La noche en que los suecos perdieron la inocencia

Tomás García Morán
Tomás García Morán LEJANO OESTE

OPINIÓN

Imagen de Palme en 1982
Imagen de Palme en 1982 Bertil Ericson | EFE

11 jun 2020 . Actualizado a las 17:33 h.

Los suecos perdieron la inocencia una gélida noche de febrero de 1986. Da igual la ideología, derechas, izquierdas, socialdemócratas o liberales. Los suecos querían ser Olof Palme. Quizás no ha habido en el mundo un político con más carisma. Siempre ha sido comparado con Kennedy. Sin duda porque también era un niño de familia bien infiltrado en un partido de izquierdas, que en cambio no renunció a su buen vivir, a sus relaciones sociales, a sus aficiones caras… Lo comparaban con Kennedy pero le daba mil vueltas. Hablaba sin acento la mayor parte de los grandes idiomas del planeta. Estudió en los mejores colegios suecos y en las mejores universidades estadounidenses. Se alzó como el gran opositor a la guerra de Vietnam y sobre todo al apartheid sudafricano. Acogió a miles de chilenos que huían de los campos de tortura de Pinochet. Y hasta le dio tiempo a importunar a Franco, cuando este daba los últimos coletazos. 

Fue casi un personaje cinematográfico, actor secundario del atraco al Banco de Crédito de Estocolmo, que dio lugar al síndrome del mismo nombre. Los atracadores, entre un rosario de peticiones estrambóticas, pidieron negociar directamente con el primer ministro, que no tuvo inconveniente en ponerse al teléfono. Como una metáfora, las secuestradas se enamoraron de sus captores mientras Suecia se enamoraba de Olof Palme. 

No hace falta decir que no inventó la socialdemocracia ni el estado del bienestar. Ni mucho menos. Pero sí fue el gran embajador del modelo nórdico, capaz de abrazar el capitalismo sin renunciar a la justicia social. ¿Por qué admiramos a los suecos? ¿Cuál es el hecho diferencial que les permite ser los más altos, los más guapos, los mejor educados y los más prósperos, en un entorno natural tan hostil? Precisamente ese clima extremo, esa noche infinita, son los factores que provocan que en el ADN de los suecos palabras como la protección social, la redistribución de la renta o la progresividad fiscal sean moneda común. Ahí afuera hace mucho frío y nadie sobrevive solo. 

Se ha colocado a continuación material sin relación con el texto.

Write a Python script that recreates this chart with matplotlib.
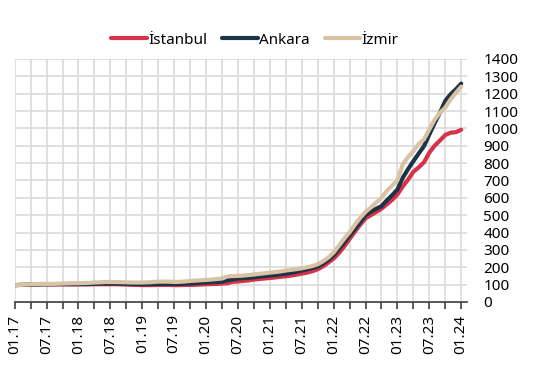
import numpy as np
import matplotlib
matplotlib.use("Agg")
import matplotlib.pyplot as plt

plt.rcParams['font.family'] = ['Noto Sans', 'DejaVu Sans']

# aylik endeks, 01.17 - 01.24
istanbul = [97, 98, 99, 100, 100, 101, 101, 101, 101, 101, 101, 101,
            101, 101, 101, 102, 102, 102, 102, 102, 101, 100, 99, 98,
            97, 97, 97, 98, 98, 98, 97, 97, 98, 98, 99, 100,
            102, 103, 104, 106, 108, 116, 118, 121, 124, 129, 132, 135,
            138, 141, 145, 148, 152, 157, 163, 169, 177, 188, 205, 227,
            250, 282, 320, 363, 405, 445, 481, 500, 518, 537, 562, 588,
            619, 665, 705, 750, 775, 805, 860, 900, 930, 962, 975, 978,
            992]
ankara = [97, 98, 99, 100, 101, 102, 102, 102, 103, 103, 103, 103,
          103, 103, 104, 104, 105, 106, 106, 106, 105, 104, 103, 103,
          102, 102, 103, 104, 104, 104, 104, 104, 105, 106, 108, 110,
          112, 114, 115, 117, 125, 130, 135, 137, 139, 142, 146, 149,
          152, 155, 159, 163, 168, 174, 181, 188, 195, 204, 220, 242,
          269, 305, 343, 383, 420, 460, 500, 520, 537, 552, 585, 615,
          648, 715, 765, 811, 855, 898, 965, 1030, 1090, 1158, 1196, 1225,
          1258]
izmir = [96, 98, 100, 102, 103, 104, 104, 104, 105, 106, 107, 108,
         108, 109, 110, 112, 113, 115, 115, 115, 114, 113, 112, 112,
         112, 113, 115, 117, 117, 117, 115, 116, 118, 121, 123, 125,
         127, 129, 132, 135, 147, 149, 150, 152, 155, 158, 162, 165,
         169, 172, 176, 181, 185, 189, 194, 200, 207, 217, 234, 256,
         285, 325, 365, 402, 445, 485, 519, 545, 572, 600, 640, 670,
         702, 792, 835, 869, 910, 937, 994, 1050, 1090, 1119, 1167, 1205,
         1240]
tick_labels = ["01.17", "07.17", "01.18", "07.18", "01.19", "07.19", "01.20",
               "07.20", "01.21", "07.21", "01.22", "07.22", "01.23", "07.23",
               "01.24"]

months = np.arange(len(istanbul))

fig = plt.figure(figsize=(5.45, 3.66), dpi=100)
ax = fig.add_axes([0.027, 0.175, 0.829, 0.664])

ax.plot(months, istanbul, color="#D6334A", lw=3, label="İstanbul", solid_capstyle="round")
ax.plot(months, ankara, color="#1E3446", lw=3, label="Ankara", solid_capstyle="round")
ax.plot(months, izmir, color="#D8C3A4", lw=3, label="İzmir", solid_capstyle="round")

ax.set_xlim(0, 85)
ax.set_ylim(0, 1400)
ax.set_xticks(np.arange(0, 85, 6))
ax.set_xticklabels(tick_labels, rotation=90, fontsize=11)
ax.set_xticks(np.arange(0, 85, 3), minor=True)
ax.set_yticks(np.arange(0, 1401, 100))
ax.yaxis.tick_right()
ax.tick_params(axis="y", length=0, labelsize=11, pad=12)
ax.tick_params(axis="x", which="both", length=5, width=1.2, color="#404040", pad=4)

ax.grid(True, which="both", color="#DADADA", lw=1.2)
ax.set_axisbelow(True)
for s in ["left", "right", "top"]:
    ax.spines[s].set_visible(False)
ax.spines["bottom"].set_color("#404040")
ax.spines["bottom"].set_linewidth(1.2)

fig.legend(loc="center", bbox_to_anchor=(255 / 545, 1 - 40 / 366), ncol=3,
           frameon=False, fontsize=11, handlelength=2.3, handletextpad=0.1,
           columnspacing=1.0)

fig.savefig("out.png", dpi=100)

Realmente, no es cierto que los suecos perdieran la virginidad como país la noche en que Palme y su esposa Lisbet fueron tiroteados mientras caminaban solos por la acera, sin escoltas, de regreso a casa tras ver una comedia en el cine. Han seguido felices en su inocencia durante mucho más tiempo. Permítanme la siempre injusta generalización: los suecos son los nórdicos genuinos. Más guapos, más rubios, más altos. También más cuadriculados, más ingenuos. Una sociedad excesivamente frágil, de apenas nueve millones de habitantes, a la que los últimos males que nos aquejan a todos le están pasando una factura excesiva. Hace un par de años, una periodista del diario sueco Expressen abordó a Donald Trump cuando este bajaba de su helicóptero en Florida, y le preguntó por el devenir de la campaña. «No sé qué hace aquí, mejor se iba a su país, donde hay barrios completos en los que rige la ley islámica», respondió el hombre del tupé imposible. No es cierto, fue otra fake de Trump y un escándalo nacional en Suecia. Pero sí lo es que los daños colaterales causados por el multiculturalismo, por bien intencionado que sea, han estropeado las sociedades nórdicas quizás para siempre. 

El asesino de Palme, a estas alturas ya da igual quién haya sido, representa esa otra Suecia subterránea. Tan bien tratada por ese genio de la novela negra que fue Henning Mankell. Esa Suecia sórdida, racista, machista, violenta, que ahora vemos en la literatura y el cine nórdicos, tan de moda en las plataformas de pago. El carpetazo al magnicidio de Tunnelgatan acaba con un trauma colectivo que duraba 34 años. Aunque el caso, como las novelas de Mankell, no acabe de cerrar del todo.